In an earlier post I state that a fluid is not a continuum, but a fractal disposition of contiguous regions at all scales. Elsewhere I state that a region is continuous until it is not! The reason for these statements is to highlight the abstract nature of the notion of continuous, and the linking to differentiability.
2 lines may be discontinuous and discrete, or continuous and discrete. We call the second case contiguous. We may make these abstract forms collinear etc but that does not make them identical unless we define that case. In fact I have had to define collinearity as identity in order to justify that a constructed diameter to a circle, that is rigorously a constructed set of dual points, passing through the centre of a circle actually goes through a unique dual point on either side of the circle. Unless collinearity is defined as identity I can only point to the case by case verification by drawing.
Thus a contiguous continuity may be collinear with a continuous line . If I make both lines identical I am blurring the distinction between contiguous and continuos. I prefer to call it what it is, an imposed description on the same line.

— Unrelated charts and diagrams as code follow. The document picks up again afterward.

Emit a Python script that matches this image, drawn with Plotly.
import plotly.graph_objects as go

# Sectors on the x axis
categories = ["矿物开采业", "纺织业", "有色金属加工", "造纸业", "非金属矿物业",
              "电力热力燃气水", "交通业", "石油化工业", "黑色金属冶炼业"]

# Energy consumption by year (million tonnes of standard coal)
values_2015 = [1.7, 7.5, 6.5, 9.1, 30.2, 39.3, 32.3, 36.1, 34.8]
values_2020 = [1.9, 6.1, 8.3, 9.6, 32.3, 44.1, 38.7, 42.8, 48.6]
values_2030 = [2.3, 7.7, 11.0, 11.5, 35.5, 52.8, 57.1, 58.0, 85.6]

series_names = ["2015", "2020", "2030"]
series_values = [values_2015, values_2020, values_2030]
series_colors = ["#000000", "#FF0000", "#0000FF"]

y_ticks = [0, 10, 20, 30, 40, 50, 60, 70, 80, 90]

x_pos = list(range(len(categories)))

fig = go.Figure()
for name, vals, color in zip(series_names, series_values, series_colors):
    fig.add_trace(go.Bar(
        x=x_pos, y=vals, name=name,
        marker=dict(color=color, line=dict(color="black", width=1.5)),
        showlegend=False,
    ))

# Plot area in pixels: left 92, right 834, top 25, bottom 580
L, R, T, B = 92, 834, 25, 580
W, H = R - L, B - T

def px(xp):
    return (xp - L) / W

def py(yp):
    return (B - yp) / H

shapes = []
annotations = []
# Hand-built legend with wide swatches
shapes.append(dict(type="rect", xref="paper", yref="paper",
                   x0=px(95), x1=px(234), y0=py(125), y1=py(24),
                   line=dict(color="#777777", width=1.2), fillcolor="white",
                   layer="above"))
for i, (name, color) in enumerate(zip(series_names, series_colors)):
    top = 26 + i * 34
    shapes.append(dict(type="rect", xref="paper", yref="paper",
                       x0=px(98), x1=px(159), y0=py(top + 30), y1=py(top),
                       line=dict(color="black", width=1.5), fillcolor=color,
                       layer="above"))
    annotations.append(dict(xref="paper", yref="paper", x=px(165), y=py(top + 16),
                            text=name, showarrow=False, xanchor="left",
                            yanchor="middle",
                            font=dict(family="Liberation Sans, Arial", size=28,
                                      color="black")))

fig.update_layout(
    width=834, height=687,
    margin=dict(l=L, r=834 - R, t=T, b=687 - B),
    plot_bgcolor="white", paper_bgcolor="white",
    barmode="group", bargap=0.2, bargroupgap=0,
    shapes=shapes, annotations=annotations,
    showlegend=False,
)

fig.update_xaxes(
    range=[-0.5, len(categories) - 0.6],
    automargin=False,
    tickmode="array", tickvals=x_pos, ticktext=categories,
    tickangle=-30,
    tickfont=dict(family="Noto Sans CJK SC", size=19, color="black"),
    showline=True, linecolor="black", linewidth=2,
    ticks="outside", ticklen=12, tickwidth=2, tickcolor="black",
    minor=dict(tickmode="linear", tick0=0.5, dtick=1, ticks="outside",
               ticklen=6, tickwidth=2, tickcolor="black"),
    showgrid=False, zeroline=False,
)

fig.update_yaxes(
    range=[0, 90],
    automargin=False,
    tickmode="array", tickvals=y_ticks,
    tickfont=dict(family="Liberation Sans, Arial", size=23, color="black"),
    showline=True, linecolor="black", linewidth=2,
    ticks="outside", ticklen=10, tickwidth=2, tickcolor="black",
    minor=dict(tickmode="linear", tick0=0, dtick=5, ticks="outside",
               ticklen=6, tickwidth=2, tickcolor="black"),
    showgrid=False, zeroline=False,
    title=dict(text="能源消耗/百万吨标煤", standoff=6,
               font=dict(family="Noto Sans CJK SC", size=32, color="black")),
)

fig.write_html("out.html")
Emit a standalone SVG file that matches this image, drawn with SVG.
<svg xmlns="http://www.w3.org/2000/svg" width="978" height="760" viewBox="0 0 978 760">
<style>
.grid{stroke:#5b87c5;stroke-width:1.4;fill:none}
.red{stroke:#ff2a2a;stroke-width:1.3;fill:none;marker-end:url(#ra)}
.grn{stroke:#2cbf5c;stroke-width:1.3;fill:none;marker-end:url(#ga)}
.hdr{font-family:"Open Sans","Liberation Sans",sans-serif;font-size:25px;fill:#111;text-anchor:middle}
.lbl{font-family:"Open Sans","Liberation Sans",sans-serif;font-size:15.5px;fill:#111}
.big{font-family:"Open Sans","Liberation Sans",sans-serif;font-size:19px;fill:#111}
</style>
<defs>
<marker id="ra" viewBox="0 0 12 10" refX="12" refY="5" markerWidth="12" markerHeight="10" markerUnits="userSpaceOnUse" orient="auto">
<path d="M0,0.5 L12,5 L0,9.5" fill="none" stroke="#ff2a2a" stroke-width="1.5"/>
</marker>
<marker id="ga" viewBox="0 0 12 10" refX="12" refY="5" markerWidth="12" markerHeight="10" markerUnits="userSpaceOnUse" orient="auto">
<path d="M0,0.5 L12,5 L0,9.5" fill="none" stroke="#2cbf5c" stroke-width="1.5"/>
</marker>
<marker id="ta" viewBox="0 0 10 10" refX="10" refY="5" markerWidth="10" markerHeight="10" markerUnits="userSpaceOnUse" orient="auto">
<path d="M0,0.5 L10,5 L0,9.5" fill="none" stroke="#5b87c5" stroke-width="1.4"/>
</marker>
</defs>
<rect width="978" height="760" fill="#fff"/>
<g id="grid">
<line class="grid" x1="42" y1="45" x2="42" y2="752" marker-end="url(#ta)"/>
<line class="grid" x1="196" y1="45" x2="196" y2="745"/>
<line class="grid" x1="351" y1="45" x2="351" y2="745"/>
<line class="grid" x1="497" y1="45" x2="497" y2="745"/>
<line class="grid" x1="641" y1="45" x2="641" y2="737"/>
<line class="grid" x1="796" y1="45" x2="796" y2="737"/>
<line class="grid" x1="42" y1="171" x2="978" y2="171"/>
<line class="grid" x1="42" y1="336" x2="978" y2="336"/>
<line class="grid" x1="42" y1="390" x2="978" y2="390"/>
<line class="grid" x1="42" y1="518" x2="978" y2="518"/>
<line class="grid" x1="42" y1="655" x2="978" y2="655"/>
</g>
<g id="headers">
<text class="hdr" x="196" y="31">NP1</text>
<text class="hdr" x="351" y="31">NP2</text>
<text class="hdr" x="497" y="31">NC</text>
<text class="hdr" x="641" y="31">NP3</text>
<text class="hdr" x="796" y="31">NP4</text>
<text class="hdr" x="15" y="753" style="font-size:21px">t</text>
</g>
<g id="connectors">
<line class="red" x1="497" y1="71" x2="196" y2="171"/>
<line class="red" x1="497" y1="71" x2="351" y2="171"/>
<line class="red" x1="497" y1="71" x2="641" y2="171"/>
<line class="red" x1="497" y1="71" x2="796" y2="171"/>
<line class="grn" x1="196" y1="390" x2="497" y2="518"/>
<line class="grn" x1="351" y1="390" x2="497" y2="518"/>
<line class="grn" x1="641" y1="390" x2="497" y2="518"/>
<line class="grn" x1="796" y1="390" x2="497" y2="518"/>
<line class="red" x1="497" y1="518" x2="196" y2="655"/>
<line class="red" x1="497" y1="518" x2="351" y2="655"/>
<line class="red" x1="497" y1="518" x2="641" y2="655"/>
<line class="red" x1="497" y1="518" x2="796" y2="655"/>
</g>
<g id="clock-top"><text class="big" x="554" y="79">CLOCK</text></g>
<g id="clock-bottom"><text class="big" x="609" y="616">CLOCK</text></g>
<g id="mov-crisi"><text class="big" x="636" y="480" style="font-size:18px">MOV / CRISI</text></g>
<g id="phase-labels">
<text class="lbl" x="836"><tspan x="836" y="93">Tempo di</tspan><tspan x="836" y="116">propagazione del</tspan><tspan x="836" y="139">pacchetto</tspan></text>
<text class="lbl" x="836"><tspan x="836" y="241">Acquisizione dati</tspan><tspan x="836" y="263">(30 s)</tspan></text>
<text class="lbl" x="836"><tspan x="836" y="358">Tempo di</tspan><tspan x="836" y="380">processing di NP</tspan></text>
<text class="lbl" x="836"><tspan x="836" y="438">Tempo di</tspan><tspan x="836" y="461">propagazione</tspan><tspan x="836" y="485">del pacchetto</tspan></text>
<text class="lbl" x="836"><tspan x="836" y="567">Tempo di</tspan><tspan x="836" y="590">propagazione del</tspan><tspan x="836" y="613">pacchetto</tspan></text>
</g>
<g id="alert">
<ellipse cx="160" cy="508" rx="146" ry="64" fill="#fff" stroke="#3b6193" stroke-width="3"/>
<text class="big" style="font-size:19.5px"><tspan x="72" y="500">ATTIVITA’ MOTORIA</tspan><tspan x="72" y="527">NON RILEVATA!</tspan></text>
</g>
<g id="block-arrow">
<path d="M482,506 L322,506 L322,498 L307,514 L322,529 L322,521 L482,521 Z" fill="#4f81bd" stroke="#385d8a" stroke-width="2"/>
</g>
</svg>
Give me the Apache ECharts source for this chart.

Contiguity for a surface or a solid is easier to distinguish. A line crossing an imposed boundary reveals whether the surface is continuous or contiguous by where it continues after the boundary! Surfaces and solids can be contiguous along a line or plane, but shifted along the boundary of contact. In a solid this is associated with a break in the medium, allowing some other substance to intersperse, but in a fluid, such a break is not necessary. A fluid is to be characterised by these instantaneous boundary shifts where contiguity is preserved but continuity is not.